NVTX markers and ranges

#include <nvtx3/nvToolsExt.h>

// Instantaneous marker
nvtxMark("Interesting point");

// Range with custom colour
nvtxRangePushA("Data preparation");
// ... code ...
nvtxRangePop();

nvtxEventAttributes_t attr = {0};
attr.version = NVTX_VERSION;
attr.size = NVTX_EVENT_ATTRIB_STRUCT_SIZE;
attr.colorType = NVTX_COLOR_ARGB;
attr.color = 0xFF00FF00; // green
attr.messageType = NVTX_MESSAGE_TYPE_ASCII;
attr.message.ascii = "Kernel Execution";
nvtxRangePushEx(&attr);
myKernel<<<grid, block>>>(data);
nvtxRangePop();

CUPTI programming

#include <cupti.h>

void CUPTIAPI callbackHandler(void *userdata, CUpti_CallbackDomain domain,
                              CUpti_CallbackId cbid, const void *cbInfo) {
    // Process callback
}

CUpti_SubscriberHandle subscriber;
cuptiSubscribe(&subscriber, callbackHandler, NULL);
cuptiEnableCallback(1, subscriber, CUPTI_CB_DOMAIN_RUNTIME_API,
                    CUPTI_RUNTIME_TRACE_CBID_cudaLaunch_v3020);

Example Application (basic08.cu)

The sample demonstrates:

Kernel timing with CUDA events.

NVTX annotations for custom profiling regions.

Analysis of host‑device memory transfers.

Comparison of alternative kernel implementations.

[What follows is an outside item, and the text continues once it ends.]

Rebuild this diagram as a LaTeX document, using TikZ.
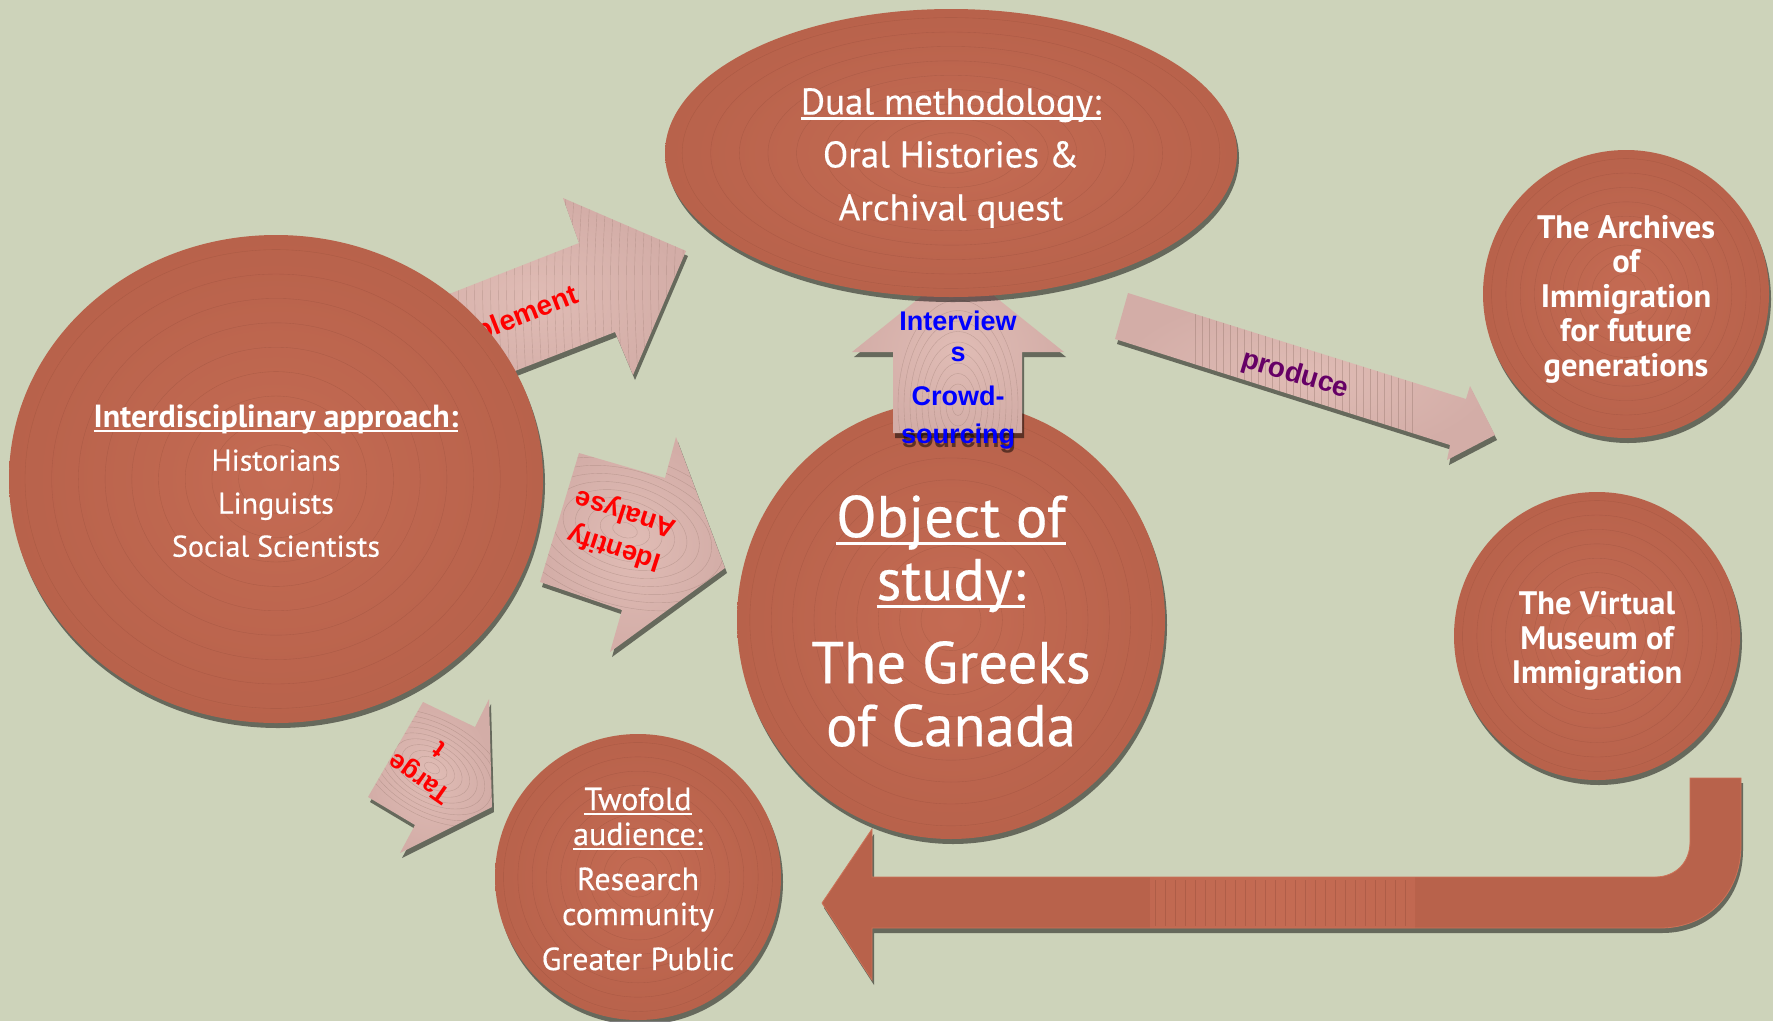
\documentclass[tikz,border=0pt]{standalone}
\usepackage{fontspec}
\setmainfont{PT Sans}[UprightFeatures={FakeBold=0.35}]
\newfontfamily\labelfont{Liberation Sans}
\usetikzlibrary{shapes.geometric,shadows,calc}

\definecolor{bgC}{RGB}{205,211,186}
\definecolor{circBase}{RGB}{184,98,75}
\definecolor{circLight}{RGB}{196,107,83}
\definecolor{ringC}{RGB}{140,72,55}
\definecolor{pinkC}{RGB}{211,173,167}
\definecolor{pinkLight}{RGB}{224,188,181}
\definecolor{grainC}{RGB}{140,110,100}
\definecolor{produceC}{RGB}{102,0,102}

% underline set close under the baseline
\newcommand\ulin[1]{\leavevmode\setbox0=\hbox{#1}\rlap{\rule[-0.14em]{\wd0}{0.065em}}\box0}

\tikzset{
  softshadow/.style={general shadow={fill=black, fill opacity=0.5, shadow xshift=2pt, shadow yshift=-5pt}},
  rings/.style={path picture={
      \foreach \k in {0.14,0.24,...,0.96}{
        \draw[ringC, line width=0.35pt, opacity=0.35]
          let \p1=(path picture bounding box.south west), \p2=(path picture bounding box.north east) in
          ($(\p1)!0.5!(\p2)$) ellipse ({\k*(\x2-\x1)/2} and {\k*(\y2-\y1)/2});
      }}},
  blob/.style={ellipse, inner sep=0pt, inner color=circLight, outer color=circBase, softshadow, rings},
  blobtext/.style={inner sep=0pt, align=center, text=white},
  pinkarrow/.style={inner color=pinkLight, outer color=pinkC, softshadow},
  grain/.style={grainC, line width=0.4pt, opacity=0.35},
  lbl/.style={font=\labelfont\bfseries\fontsize{28}{34}\selectfont, inner sep=0pt},
}

\begin{document}
\begin{tikzpicture}[x=1pt,y=-1pt]
\fill[bgC] (0,0) rectangle (1773,1021);
\useasboundingbox (0,0) rectangle (1773,1021);

% return arrow along the bottom
\path[fill=circBase, draw={rgb,255:red,204;green,114;blue,88}, line width=0.8pt, softshadow,
  path picture={
    \shade[left color=circBase, right color=circBase, middle color=circLight] (1150,870) rectangle (1415,935);
    \foreach \x in {1155,1165,...,1410} \draw[ringC, line width=0.35pt, opacity=0.35] (\x,880) -- (\x,926);
  }]
  (822,903) -- (872,829) -- (872,877) -- (1655,877)
  .. controls (1676,877) and (1690,862) .. (1690,842) -- (1690,778) -- (1741,778) -- (1741,845)
  .. controls (1741,893) and (1708,928) .. (1660,928) -- (872,928) -- (872,980) -- cycle;

% central circle
\node[blob, minimum width=428pt, minimum height=438pt] (object) at (951,620) {};
\node[blobtext, font=\fontsize{59}{63}\selectfont] (objecttext) at ($(object.center)+(0,1)$)
  {\ulin{Object of}\\\ulin{study:}\\[20pt]The Greeks\\of Canada};

% implement arrow
\path[pinkarrow, path picture={
    \foreach \x in {455,463,...,690} \draw[grain] (\x,180) .. controls (\x-6,280) .. (\x,400);
  }]
  (378,322) -- (579,243) -- (563,198) -- (686,251) -- (633,375) -- (615,332) -- (443,399) -- cycle;
\node[lbl, text=red, rotate=21.5] (implement) at (512,321) {Implement};

% identify / analyse arrow
\path[pinkarrow, path picture={
    \foreach \k in {0.15,0.3,...,1.6}
      \draw[grain, rotate around={-17:(625,530)}] (625,530) ellipse ({\k*85} and {\k*50});
  }]
  (579,453) -- (665,478) -- (676,437) -- (725,568) -- (610,652) -- (622,610) -- (540,582) -- cycle;

% target arrow
\path[pinkarrow, path picture={
    \foreach \k in {0.15,0.3,...,1.6}
      \draw[grain, rotate around={-30:(432,768)}] (432,768) ellipse ({\k*55} and {\k*32});
  }]
  (423,702) -- (475,727) -- (489,699) -- (492,807) -- (400,853) -- (415,825) -- (368,797) -- cycle;

% produce arrow
\path[pinkarrow, path picture={
    \foreach \x in {1195,1202,...,1415} \draw[grain] (\x,250) -- (\x,480);
  }]
  (1128,293) -- (1466,399) -- (1470,386) -- (1495,435) -- (1447,460) -- (1450,445) -- (1115,339) -- cycle;

% interviews / crowd-sourcing arrow
\path[pinkarrow, path picture={
    \foreach \k in {0.15,0.3,...,1.6}
      \draw[grain] (958,405) ellipse ({\k*40} and {\k*70});
  }]
  (958,267) -- (1064,352) -- (1022,352) -- (1022,433) -- (893,433) -- (893,352) -- (852,352) -- cycle;

% outer circles
\node[blob, minimum width=534pt, minimum height=488pt] (interd) at (276,479) {};
\node[blobtext, font=\fontsize{30}{43}\selectfont] (interdtext) at ($(interd.center)+(0,2)$)
  {\ulin{\bfseries\fontsize{32}{43}\selectfont Interdisciplinary approach:}\\Historians\\Linguists\\Social Scientists};

\node[blob, minimum width=572pt, minimum height=288pt] (dual) at (951,153) {};
\node[blobtext, font=\fontsize{37}{53}\selectfont] (dualtext) at ($(dual.center)+(0,5)$)
  {\ulin{Dual methodology:}\\Oral Histories \&\\Archival quest};

\node[blob, minimum width=286pt, minimum height=288pt] (archives) at (1626,294) {};
\node[blobtext, font=\bfseries\fontsize{32.5}{34.5}\selectfont] (archivestext) at ($(archives.center)+(0,5)$)
  {The Archives\\of\\Immigration\\for future\\generations};

\node[blob, minimum width=286pt, minimum height=288pt] (virtual) at (1597,636) {};
\node[blobtext, font=\bfseries\fontsize{32.5}{34.5}\selectfont] (virtualtext) at ($(virtual.center)+(0,5)$)
  {The Virtual\\Museum of\\Immigration};

\node[blob, minimum width=286pt, minimum height=286pt] (twofold) at (638,877) {};
\node[blobtext, font=\fontsize{32}{35}\selectfont] (twofoldtext) at ($(twofold.center)+(0,2)$)
  {\ulin{Twofold}\\\ulin{audience:}\\[10pt]Research\\community\\[10pt]Greater Public};

% arrow labels
\node[lbl, text=red, rotate=162, align=center, font=\labelfont\bfseries\fontsize{27}{37}\selectfont]
  (identify) at (620,530) {Identify\\Analyse};
\node[lbl, text=red, rotate=145, align=center, font=\labelfont\bfseries\fontsize{26}{35}\selectfont]
  (target) at (429,765) {Targe\\t};
\node[lbl, text=produceC, rotate=-16.5] (produce) at (1295,375) {produce};

\begin{scope}[every node/.style={lbl, text=blue, anchor=base, font=\labelfont\bfseries\fontsize{27}{33}\selectfont}]
  \node (interview) at (958,330) {Interview};
  \node (interviews) at (958,361) {s};
  \node (crowd) at (958,405) {Crowd-};
  \node[text=black, opacity=0.5] (sourcingshadow) at (959,447) {sourcing};
  \node (sourcing) at (958,443) {sourcing};
\end{scope}
\end{tikzpicture}
\end{document}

Interpretation of profiling data to guide optimisation decisions.

Key kernel‑timing code

__global__ void computeKernel(float *input, float *output, int n) {
    int idx = blockIdx.x * blockDim.x + threadIdx.x;
    if (idx < n) {
        float x = input[idx];
        float result = x * x + x + 1.0f;
        output[idx] = result;
    }
}

void timeKernel() {
    float *d_input, *d_output;
    cudaMalloc(&d_input, SIZE * sizeof(float));
    cudaMalloc(&d_output, SIZE * sizeof(float));

    float *h_input = new float[SIZE];
    for (int i = 0; i < SIZE; ++i) h_input[i] = i;
    cudaMemcpy(d_input, h_input, SIZE * sizeof(float), cudaMemcpyHostToDevice);

    // Warm‑up launch
    computeKernel<<<(SIZE + 255) / 256, 256>>>(d_input, d_output, SIZE);

    // Timed launch
    cudaEvent_t start, stop;
    cudaEventCreate(&start);
    cudaEventCreate(&stop);
    cudaEventRecord(start);
    computeKernel<<<(SIZE + 255) / 256, 256>>>(d_input, d_output, SIZE);
    cudaEventRecord(stop);
    cudaEventSynchronize(stop);
    float ms = 0.0f;
    cudaEventElapsedTime(&ms, start, stop);
    printf("Kernel execution time: %f ms
", ms);

    delete[] h_input;
    cudaFree(d_input);
    cudaFree(d_output);
}

Best‑Practice Workflow

Start with system‑level profiling, then drill down to kernel metrics.

Establish baselines for critical kernels.

Analyse regularly throughout development, not only at the end.

Automate profiling where possible to support regression testing.

Compare results across hardware generations to verify portability.